* [AIM OF THE TASK] Your reply should be one number: the count of lines holding the word "this".

* [EXTRACTED MATERIAL]
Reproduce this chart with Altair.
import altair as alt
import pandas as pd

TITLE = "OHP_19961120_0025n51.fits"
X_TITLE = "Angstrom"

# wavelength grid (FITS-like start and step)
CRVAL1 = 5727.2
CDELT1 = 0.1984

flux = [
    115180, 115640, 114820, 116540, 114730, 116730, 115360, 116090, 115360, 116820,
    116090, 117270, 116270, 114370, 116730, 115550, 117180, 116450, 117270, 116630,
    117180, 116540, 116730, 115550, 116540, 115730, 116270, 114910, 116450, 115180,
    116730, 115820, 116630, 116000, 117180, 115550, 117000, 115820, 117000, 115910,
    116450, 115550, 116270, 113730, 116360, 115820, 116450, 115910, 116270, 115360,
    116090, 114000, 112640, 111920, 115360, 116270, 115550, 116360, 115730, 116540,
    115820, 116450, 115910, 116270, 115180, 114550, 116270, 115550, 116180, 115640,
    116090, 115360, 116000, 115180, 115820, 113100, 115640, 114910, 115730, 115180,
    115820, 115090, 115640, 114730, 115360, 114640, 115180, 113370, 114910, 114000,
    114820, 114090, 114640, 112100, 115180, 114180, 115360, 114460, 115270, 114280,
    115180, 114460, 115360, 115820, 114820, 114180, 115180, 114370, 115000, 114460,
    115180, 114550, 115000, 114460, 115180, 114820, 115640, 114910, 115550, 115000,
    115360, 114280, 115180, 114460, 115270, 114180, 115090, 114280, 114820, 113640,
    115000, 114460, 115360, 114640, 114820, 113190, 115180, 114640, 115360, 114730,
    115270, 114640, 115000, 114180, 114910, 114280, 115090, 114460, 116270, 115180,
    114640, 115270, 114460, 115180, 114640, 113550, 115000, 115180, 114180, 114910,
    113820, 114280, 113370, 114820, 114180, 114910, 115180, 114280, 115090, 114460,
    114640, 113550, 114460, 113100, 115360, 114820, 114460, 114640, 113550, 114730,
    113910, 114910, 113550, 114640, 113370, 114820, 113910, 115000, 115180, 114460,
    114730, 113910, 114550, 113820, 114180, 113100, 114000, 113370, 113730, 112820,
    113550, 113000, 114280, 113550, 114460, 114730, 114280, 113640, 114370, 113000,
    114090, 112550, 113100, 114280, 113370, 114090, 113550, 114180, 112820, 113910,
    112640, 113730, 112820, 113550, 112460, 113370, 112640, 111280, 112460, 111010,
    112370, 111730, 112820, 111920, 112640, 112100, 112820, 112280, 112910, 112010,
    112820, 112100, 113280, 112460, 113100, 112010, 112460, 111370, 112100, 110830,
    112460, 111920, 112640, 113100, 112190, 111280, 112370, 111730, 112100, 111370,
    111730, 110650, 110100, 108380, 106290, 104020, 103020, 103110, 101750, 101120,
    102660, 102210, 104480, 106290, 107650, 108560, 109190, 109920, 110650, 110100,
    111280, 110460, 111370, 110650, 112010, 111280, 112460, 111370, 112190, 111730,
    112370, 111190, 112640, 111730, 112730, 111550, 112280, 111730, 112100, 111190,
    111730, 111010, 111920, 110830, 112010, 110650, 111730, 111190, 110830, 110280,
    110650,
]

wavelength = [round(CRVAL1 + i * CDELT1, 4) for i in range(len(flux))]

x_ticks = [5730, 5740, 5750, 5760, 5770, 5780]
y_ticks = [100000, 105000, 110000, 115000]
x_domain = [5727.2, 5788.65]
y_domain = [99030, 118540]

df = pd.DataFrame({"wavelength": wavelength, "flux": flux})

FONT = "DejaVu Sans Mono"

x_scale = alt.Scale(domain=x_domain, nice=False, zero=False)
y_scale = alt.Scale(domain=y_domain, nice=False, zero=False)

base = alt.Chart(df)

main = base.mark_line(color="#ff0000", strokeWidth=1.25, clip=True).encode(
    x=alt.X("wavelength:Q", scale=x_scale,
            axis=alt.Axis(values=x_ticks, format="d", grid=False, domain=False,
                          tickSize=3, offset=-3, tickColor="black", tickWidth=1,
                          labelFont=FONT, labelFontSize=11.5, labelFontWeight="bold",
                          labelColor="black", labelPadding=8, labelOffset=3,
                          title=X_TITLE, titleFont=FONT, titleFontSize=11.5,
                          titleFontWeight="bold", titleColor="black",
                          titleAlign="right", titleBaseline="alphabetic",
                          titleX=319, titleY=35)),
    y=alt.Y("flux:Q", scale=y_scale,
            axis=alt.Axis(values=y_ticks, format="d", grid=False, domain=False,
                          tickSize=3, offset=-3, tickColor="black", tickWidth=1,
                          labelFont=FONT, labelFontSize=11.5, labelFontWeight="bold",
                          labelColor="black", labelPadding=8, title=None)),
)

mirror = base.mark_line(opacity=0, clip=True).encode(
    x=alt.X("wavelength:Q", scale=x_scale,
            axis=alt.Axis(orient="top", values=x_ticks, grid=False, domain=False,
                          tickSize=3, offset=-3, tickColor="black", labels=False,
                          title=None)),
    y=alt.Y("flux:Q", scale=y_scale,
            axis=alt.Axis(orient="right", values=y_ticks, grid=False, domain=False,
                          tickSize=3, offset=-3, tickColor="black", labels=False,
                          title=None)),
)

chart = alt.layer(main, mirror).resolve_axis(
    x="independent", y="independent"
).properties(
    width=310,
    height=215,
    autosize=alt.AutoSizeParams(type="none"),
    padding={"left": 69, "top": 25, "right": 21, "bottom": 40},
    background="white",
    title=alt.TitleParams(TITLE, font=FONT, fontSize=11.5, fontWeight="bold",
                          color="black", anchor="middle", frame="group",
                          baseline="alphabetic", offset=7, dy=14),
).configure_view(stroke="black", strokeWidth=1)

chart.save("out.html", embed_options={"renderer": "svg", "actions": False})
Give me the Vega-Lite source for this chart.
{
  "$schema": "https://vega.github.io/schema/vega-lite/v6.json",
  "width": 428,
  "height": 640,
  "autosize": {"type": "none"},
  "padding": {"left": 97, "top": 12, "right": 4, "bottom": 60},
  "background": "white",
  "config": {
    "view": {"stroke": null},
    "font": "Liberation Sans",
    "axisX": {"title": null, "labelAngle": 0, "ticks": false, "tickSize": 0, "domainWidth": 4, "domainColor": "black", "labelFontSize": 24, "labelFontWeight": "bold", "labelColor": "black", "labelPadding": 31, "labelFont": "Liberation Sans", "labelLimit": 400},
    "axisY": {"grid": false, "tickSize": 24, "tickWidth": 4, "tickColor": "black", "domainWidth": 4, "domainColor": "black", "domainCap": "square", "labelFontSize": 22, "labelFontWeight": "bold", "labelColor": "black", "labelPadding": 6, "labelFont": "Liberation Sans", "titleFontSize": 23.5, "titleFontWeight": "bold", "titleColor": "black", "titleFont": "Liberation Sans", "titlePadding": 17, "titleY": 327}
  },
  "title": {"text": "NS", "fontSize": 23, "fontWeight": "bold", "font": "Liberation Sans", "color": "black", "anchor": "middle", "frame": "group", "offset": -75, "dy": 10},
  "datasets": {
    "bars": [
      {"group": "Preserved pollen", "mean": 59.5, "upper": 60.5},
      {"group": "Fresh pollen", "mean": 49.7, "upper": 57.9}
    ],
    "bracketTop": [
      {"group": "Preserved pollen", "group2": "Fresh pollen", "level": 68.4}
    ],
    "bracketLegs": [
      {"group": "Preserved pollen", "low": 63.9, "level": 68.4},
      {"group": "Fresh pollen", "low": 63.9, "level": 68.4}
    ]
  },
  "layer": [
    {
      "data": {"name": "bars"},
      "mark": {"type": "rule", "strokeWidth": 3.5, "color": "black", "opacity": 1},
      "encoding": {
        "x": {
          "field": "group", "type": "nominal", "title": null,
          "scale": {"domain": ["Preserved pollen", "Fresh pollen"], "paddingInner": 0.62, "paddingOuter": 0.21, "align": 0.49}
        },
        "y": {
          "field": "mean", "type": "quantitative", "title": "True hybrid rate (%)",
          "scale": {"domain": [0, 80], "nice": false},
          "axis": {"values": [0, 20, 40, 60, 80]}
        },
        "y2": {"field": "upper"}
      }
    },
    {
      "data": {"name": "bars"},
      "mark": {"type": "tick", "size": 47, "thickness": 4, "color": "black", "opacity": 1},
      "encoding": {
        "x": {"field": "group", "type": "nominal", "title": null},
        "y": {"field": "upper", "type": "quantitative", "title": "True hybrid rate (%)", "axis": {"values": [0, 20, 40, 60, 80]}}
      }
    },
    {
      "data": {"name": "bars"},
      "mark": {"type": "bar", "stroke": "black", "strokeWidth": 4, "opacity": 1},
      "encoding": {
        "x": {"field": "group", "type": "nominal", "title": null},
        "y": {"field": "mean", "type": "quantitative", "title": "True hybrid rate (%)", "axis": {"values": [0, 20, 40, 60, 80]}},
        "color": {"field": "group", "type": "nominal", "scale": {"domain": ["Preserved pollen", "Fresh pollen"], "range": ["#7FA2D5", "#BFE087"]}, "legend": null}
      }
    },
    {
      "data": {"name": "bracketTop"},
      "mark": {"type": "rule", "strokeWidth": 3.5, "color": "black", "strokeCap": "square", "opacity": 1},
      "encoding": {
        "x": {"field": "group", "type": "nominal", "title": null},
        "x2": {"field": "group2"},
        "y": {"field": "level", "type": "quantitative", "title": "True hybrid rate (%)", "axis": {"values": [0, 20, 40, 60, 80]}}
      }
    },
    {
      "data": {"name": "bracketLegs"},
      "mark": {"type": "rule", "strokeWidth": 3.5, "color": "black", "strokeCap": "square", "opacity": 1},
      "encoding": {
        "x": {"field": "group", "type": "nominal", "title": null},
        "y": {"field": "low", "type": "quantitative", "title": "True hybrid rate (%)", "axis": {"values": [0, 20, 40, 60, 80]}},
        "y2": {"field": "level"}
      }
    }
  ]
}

* [COMPLETE OUTPUT] 2